**WHAT IS REQUIRED**
Reproduce the data below in full and exclude every picture.

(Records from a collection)

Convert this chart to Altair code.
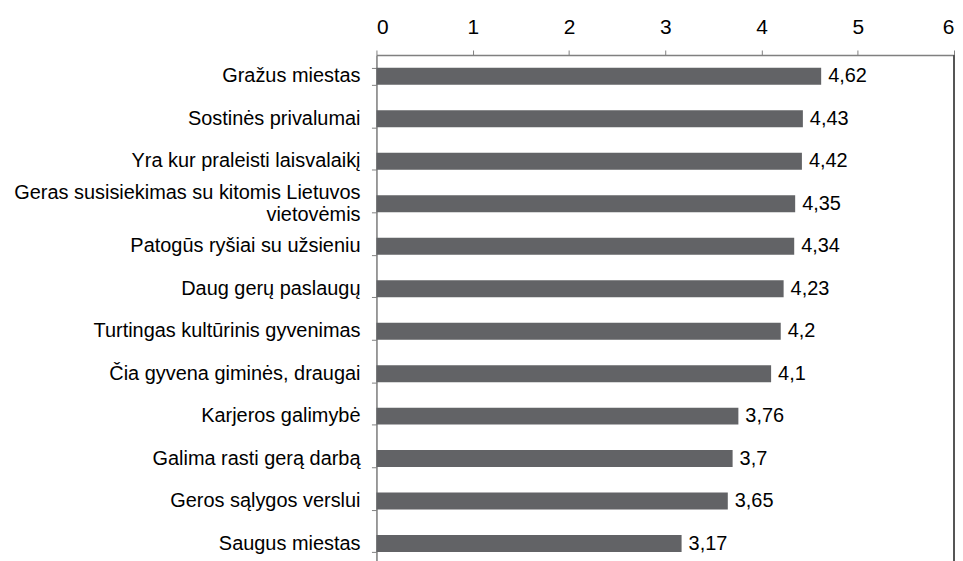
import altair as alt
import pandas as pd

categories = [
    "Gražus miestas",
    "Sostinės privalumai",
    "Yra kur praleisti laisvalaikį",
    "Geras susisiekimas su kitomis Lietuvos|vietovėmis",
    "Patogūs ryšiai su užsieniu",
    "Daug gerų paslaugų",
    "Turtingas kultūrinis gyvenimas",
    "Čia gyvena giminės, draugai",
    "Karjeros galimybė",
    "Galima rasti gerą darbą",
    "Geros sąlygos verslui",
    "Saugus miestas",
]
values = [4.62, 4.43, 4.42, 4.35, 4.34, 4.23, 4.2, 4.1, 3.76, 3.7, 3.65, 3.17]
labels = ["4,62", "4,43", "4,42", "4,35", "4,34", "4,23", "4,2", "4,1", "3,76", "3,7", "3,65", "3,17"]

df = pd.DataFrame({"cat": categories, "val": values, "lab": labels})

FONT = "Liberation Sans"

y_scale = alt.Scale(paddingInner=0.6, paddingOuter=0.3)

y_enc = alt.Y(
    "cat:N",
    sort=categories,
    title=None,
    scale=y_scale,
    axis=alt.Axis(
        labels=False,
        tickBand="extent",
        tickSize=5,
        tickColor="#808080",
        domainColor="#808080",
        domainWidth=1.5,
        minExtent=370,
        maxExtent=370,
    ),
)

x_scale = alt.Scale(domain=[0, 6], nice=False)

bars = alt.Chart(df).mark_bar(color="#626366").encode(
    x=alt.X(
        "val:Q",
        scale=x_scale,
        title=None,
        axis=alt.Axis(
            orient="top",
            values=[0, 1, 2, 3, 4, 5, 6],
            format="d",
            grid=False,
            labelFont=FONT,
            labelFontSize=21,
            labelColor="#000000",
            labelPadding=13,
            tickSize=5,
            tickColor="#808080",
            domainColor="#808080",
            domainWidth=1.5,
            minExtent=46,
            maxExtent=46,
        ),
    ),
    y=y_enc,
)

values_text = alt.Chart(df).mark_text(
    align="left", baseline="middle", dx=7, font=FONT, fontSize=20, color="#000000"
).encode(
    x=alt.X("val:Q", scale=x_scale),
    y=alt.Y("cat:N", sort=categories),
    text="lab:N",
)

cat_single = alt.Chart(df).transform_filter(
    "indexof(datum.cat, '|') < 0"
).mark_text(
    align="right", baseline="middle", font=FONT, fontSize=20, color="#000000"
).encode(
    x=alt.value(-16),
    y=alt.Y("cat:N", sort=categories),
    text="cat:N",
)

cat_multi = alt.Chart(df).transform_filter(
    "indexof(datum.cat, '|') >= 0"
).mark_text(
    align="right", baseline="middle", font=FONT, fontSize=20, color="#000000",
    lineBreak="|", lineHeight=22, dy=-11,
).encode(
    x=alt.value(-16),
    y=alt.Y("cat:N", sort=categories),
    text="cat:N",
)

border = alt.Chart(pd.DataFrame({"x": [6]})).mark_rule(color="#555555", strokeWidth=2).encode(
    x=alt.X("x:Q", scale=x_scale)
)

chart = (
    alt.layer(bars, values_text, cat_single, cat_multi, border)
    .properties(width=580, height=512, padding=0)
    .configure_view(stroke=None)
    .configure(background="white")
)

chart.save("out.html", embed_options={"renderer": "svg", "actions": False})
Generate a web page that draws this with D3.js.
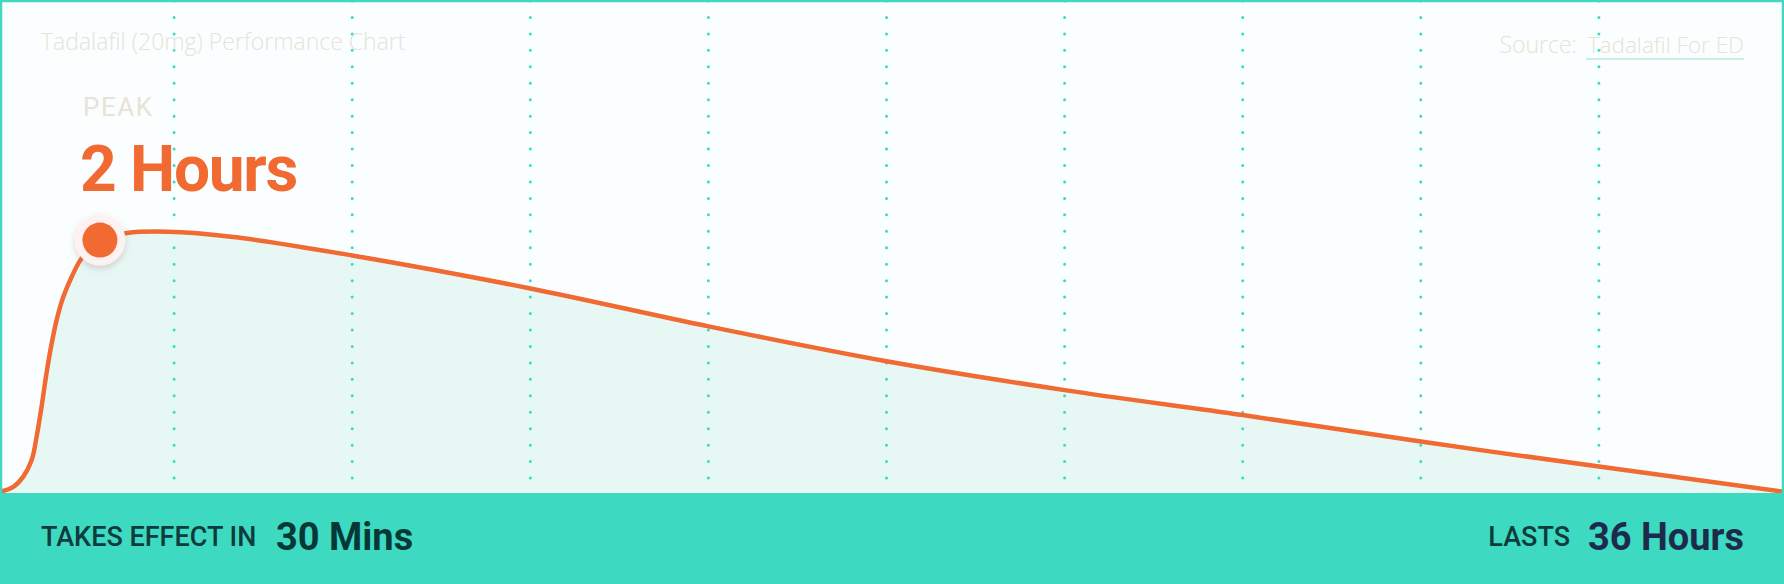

**ANSWER TO THE PROBLEM**
Convert this chart to Altair code.
import altair as alt
import pandas as pd

categories = [
    "Gražus miestas",
    "Sostinės privalumai",
    "Yra kur praleisti laisvalaikį",
    "Geras susisiekimas su kitomis Lietuvos|vietovėmis",
    "Patogūs ryšiai su užsieniu",
    "Daug gerų paslaugų",
    "Turtingas kultūrinis gyvenimas",
    "Čia gyvena giminės, draugai",
    "Karjeros galimybė",
    "Galima rasti gerą darbą",
    "Geros sąlygos verslui",
    "Saugus miestas",
]
values = [4.62, 4.43, 4.42, 4.35, 4.34, 4.23, 4.2, 4.1, 3.76, 3.7, 3.65, 3.17]
labels = ["4,62", "4,43", "4,42", "4,35", "4,34", "4,23", "4,2", "4,1", "3,76", "3,7", "3,65", "3,17"]

df = pd.DataFrame({"cat": categories, "val": values, "lab": labels})

FONT = "Liberation Sans"

y_scale = alt.Scale(paddingInner=0.6, paddingOuter=0.3)

y_enc = alt.Y(
    "cat:N",
    sort=categories,
    title=None,
    scale=y_scale,
    axis=alt.Axis(
        labels=False,
        tickBand="extent",
        tickSize=5,
        tickColor="#808080",
        domainColor="#808080",
        domainWidth=1.5,
        minExtent=370,
        maxExtent=370,
    ),
)

x_scale = alt.Scale(domain=[0, 6], nice=False)

bars = alt.Chart(df).mark_bar(color="#626366").encode(
    x=alt.X(
        "val:Q",
        scale=x_scale,
        title=None,
        axis=alt.Axis(
            orient="top",
            values=[0, 1, 2, 3, 4, 5, 6],
            format="d",
            grid=False,
            labelFont=FONT,
            labelFontSize=21,
            labelColor="#000000",
            labelPadding=13,
            tickSize=5,
            tickColor="#808080",
            domainColor="#808080",
            domainWidth=1.5,
            minExtent=46,
            maxExtent=46,
        ),
    ),
    y=y_enc,
)

values_text = alt.Chart(df).mark_text(
    align="left", baseline="middle", dx=7, font=FONT, fontSize=20, color="#000000"
).encode(
    x=alt.X("val:Q", scale=x_scale),
    y=alt.Y("cat:N", sort=categories),
    text="lab:N",
)

cat_single = alt.Chart(df).transform_filter(
    "indexof(datum.cat, '|') < 0"
).mark_text(
    align="right", baseline="middle", font=FONT, fontSize=20, color="#000000"
).encode(
    x=alt.value(-16),
    y=alt.Y("cat:N", sort=categories),
    text="cat:N",
)

cat_multi = alt.Chart(df).transform_filter(
    "indexof(datum.cat, '|') >= 0"
).mark_text(
    align="right", baseline="middle", font=FONT, fontSize=20, color="#000000",
    lineBreak="|", lineHeight=22, dy=-11,
).encode(
    x=alt.value(-16),
    y=alt.Y("cat:N", sort=categories),
    text="cat:N",
)

border = alt.Chart(pd.DataFrame({"x": [6]})).mark_rule(color="#555555", strokeWidth=2).encode(
    x=alt.X("x:Q", scale=x_scale)
)

chart = (
    alt.layer(bars, values_text, cat_single, cat_multi, border)
    .properties(width=580, height=512, padding=0)
    .configure_view(stroke=None)
    .configure(background="white")
)

chart.save("out.html", embed_options={"renderer": "svg", "actions": False})
Generate a web page that draws this with D3.js.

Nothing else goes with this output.